In economics taxes work exactly the opposite. Meaning the collective wallet goes into something that is taxed less raising the price of that good or service. If you take the taxes off something that is inflationary.
When you add taxes that ups the cost of something preemptively and keeps the underlying price down.
With higher taxes and expensing factories are built bring down costs. then you have the best of both worlds more factories lowering costs while taxes are collected. Both of these things bring down costs.
The current policies are bringing down costs.
I do agree that small changes in the tax rate may have a negligible or no impact on the price to the consumer or margins but Large increases or decreases may work their way in.

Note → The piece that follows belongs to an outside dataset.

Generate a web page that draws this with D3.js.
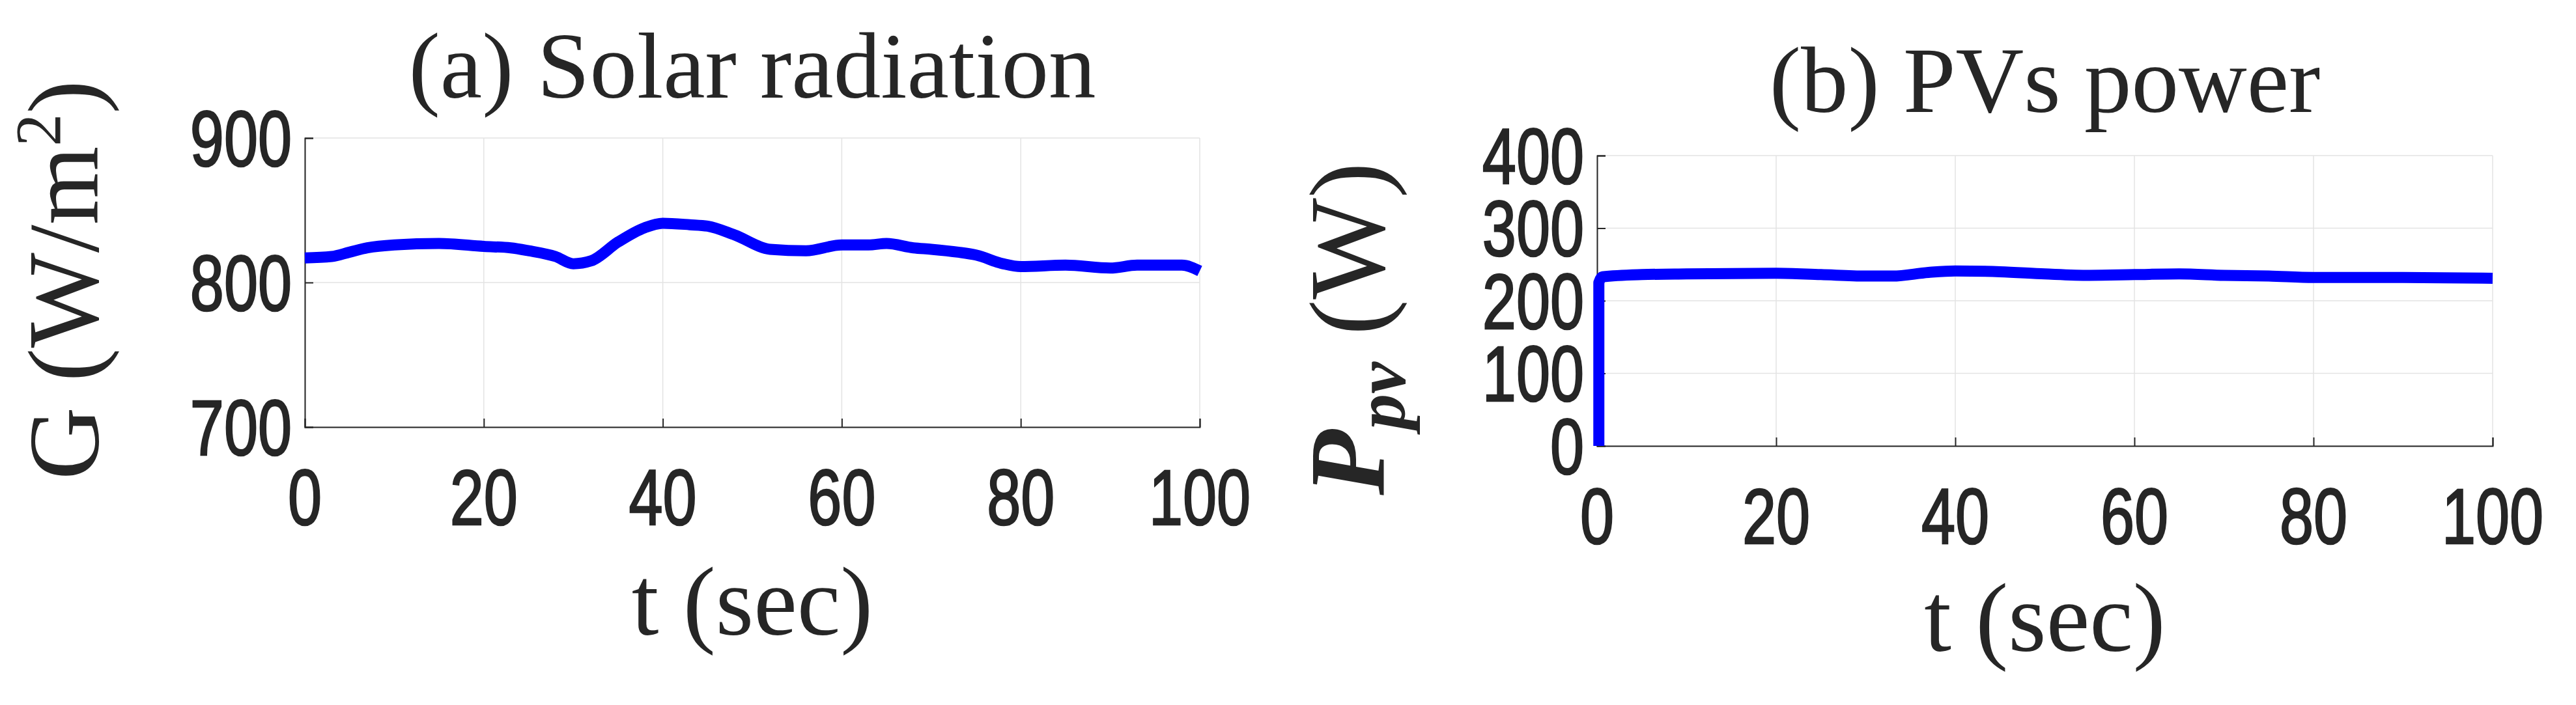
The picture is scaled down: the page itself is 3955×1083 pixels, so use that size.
<!DOCTYPE html>
<html>
<head>
<meta charset="utf-8">
<script src="https://cdn.jsdelivr.net/npm/d3@7"></script>
<style>
body { margin: 0; background: #fff; }
svg text { fill: #262626; }
</style>
</head>
<body>
<script>
// time axis shared by both panels
var tTicks = [0, 20, 40, 60, 80, 100];

// (a) solar radiation G (W/m^2)
var gTime = [0, 3, 5, 7, 10, 15, 20, 23, 25, 28, 30, 32, 35, 38, 40, 43, 45, 48, 52, 56, 60, 63, 65, 68, 70, 73, 75, 78, 80, 85, 90, 93, 95, 98, 100];
var gVals = [817, 818, 821, 824, 826, 827, 825, 824, 822, 818, 813, 815, 828, 838, 841, 840, 839, 833, 823, 822, 826, 826, 827, 824, 823, 821, 819, 813, 811, 812, 810, 812, 812, 812, 808];
var gTicks = [700, 800, 900];

// (b) PV power (W)
var pTime = [0.2, 0.2, 0.6, 5, 10, 20, 25, 30, 33, 37, 40, 45, 50, 55, 60, 65, 70, 75, 80, 90, 100];
var pVals = [0, 225, 233, 236, 237, 238, 236, 234, 234, 239, 241, 240, 237, 235, 236, 237, 235, 234, 232, 232, 231];
var pTicks = [0, 100, 200, 300, 400];

var W = 3955, H = 1083;
var sx = 0.78;
var svg = d3.select("body").append("svg").attr("width", W).attr("height", H);

function panel(cfg) {
	var x = d3.scaleLinear().domain([0, 100]).range([cfg.left, cfg.right]);
	var y = d3.scaleLinear().domain(cfg.ydom).range([cfg.bottom, cfg.top]);
	var g = svg.append("g");

	// grid
	g.selectAll(".vg").data(tTicks).enter().append("line")
		.attr("x1", function(d) { return x(d); }).attr("x2", function(d) { return x(d); })
		.attr("y1", cfg.top).attr("y2", cfg.bottom)
		.attr("stroke", "#e3e3e3").attr("stroke-width", 1.5);
	g.selectAll(".hg").data(cfg.yticks).enter().append("line")
		.attr("x1", cfg.left).attr("x2", cfg.right)
		.attr("y1", function(d) { return y(d); }).attr("y2", function(d) { return y(d); })
		.attr("stroke", "#e3e3e3").attr("stroke-width", 1.5);

	// axes (ticks pointing inward, MATLAB style)
	var xa = g.append("g").attr("transform", "translate(0," + cfg.bottom + ")")
		.call(d3.axisBottom(x).tickValues(tTicks).tickSize(-13).tickFormat(""));
	var ya = g.append("g").attr("transform", "translate(" + cfg.left + ",0)")
		.call(d3.axisLeft(y).tickValues(cfg.yticks).tickSize(-13).tickFormat(""));
	[xa, ya].forEach(function(a) {
		a.selectAll("path, line").attr("stroke", "#262626").attr("stroke-width", 2);
	});

	// tick labels
	g.selectAll(".xl").data(tTicks).enter().append("text")
		.attr("x", function(d) { return x(d) / sx; }).attr("y", cfg.bottom + 150)
		.attr("text-anchor", "middle").attr("font-family", "Liberation Sans, Arial")
		.attr("font-size", 120).attr("stroke", "#262626").attr("stroke-width", 2.5)
		.attr("transform", "scale(" + sx + ",1)")
		.text(function(d) { return d; });
	g.selectAll(".yl").data(cfg.yticks).enter().append("text")
		.attr("x", (cfg.left - 20) / sx).attr("y", function(d) { return y(d) + 43; })
		.attr("text-anchor", "end").attr("font-family", "Liberation Sans, Arial")
		.attr("font-size", 120).attr("stroke", "#262626").attr("stroke-width", 2.5)
		.attr("transform", "scale(" + sx + ",1)")
		.text(function(d) { return d; });

	// line
	var pts = cfg.t.map(function(t, i) { return [t, cfg.v[i]]; });
	g.append("path").datum(pts)
		.attr("fill", "none").attr("stroke", "#0000ff").attr("stroke-width", 17)
		.attr("stroke-linejoin", "round")
		.attr("d", d3.line().x(function(d) { return x(d[0]); }).y(function(d) { return y(d[1]); }).curve(d3.curveMonotoneX));

	// title and axis labels
	var cx = (cfg.left + cfg.right) / 2;
	g.append("text").attr("x", cx).attr("y", cfg.titleY).attr("text-anchor", "middle")
		.attr("font-family", "Liberation Serif, DejaVu Serif").attr("font-size", 145)
		.text(cfg.title);
	g.append("text").attr("x", cx).attr("y", cfg.xlabY).attr("text-anchor", "middle")
		.attr("font-family", "Liberation Serif, DejaVu Serif").attr("font-size", 150)
		.text("t (sec)");
	var yl = g.append("text").attr("text-anchor", "middle")
		.attr("transform", "translate(" + cfg.ylabX + "," + cfg.ylabY + ") rotate(-90)")
		.attr("font-family", "Liberation Serif, DejaVu Serif").attr("font-size", cfg.ylabSize);
	cfg.ylab(yl);
}

panel({
	left: 468, right: 1842, top: 212, bottom: 656, ydom: [700, 900], yticks: gTicks,
	t: gTime, v: gVals, title: "(a) Solar radiation", titleY: 150, xlabY: 975,
	ylabX: 150, ylabY: 430, ylabSize: 155,
	ylab: function(el) {
		el.append("tspan").text("G (W/m");
		el.append("tspan").attr("dy", -58).attr("font-size", 100).text("2");
		el.append("tspan").attr("dy", 58).text(")");
	}
});

panel({
	left: 2452, right: 3827, top: 239, bottom: 685, ydom: [0, 400], yticks: pTicks,
	t: pTime, v: pVals, title: "(b) PVs power", titleY: 172, xlabY: 1000,
	ylabX: 1975 + 150, ylabY: 505, ylabSize: 165,
	ylab: function(el) {
		el.append("tspan").attr("font-style", "italic").attr("font-weight", "bold").text("P");
		el.append("tspan").attr("dy", 32).attr("font-size", 110).attr("font-style", "italic").attr("font-weight", "bold").text("pv");
		el.append("tspan").attr("dy", -32).text(" (W)");
	}
});
</script>
</body>
</html>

What you ignore is the extra money earned is either reinvested in new ventures or spent on consumption, which would add to and help grow the pie and create opportunities. Lower rates would also tend to attract more businesses to relocate to lower tax base regions.
If tax rates are set too high, it means more money is used less efficiently by government. At too high of a rate, businesses that can will seek out more favorable tax haven or not re home capital because of tax concerns.
My point is that there are far more considerations than simply the impact to profit margin or whether the needle moves on the price of the product to consumers.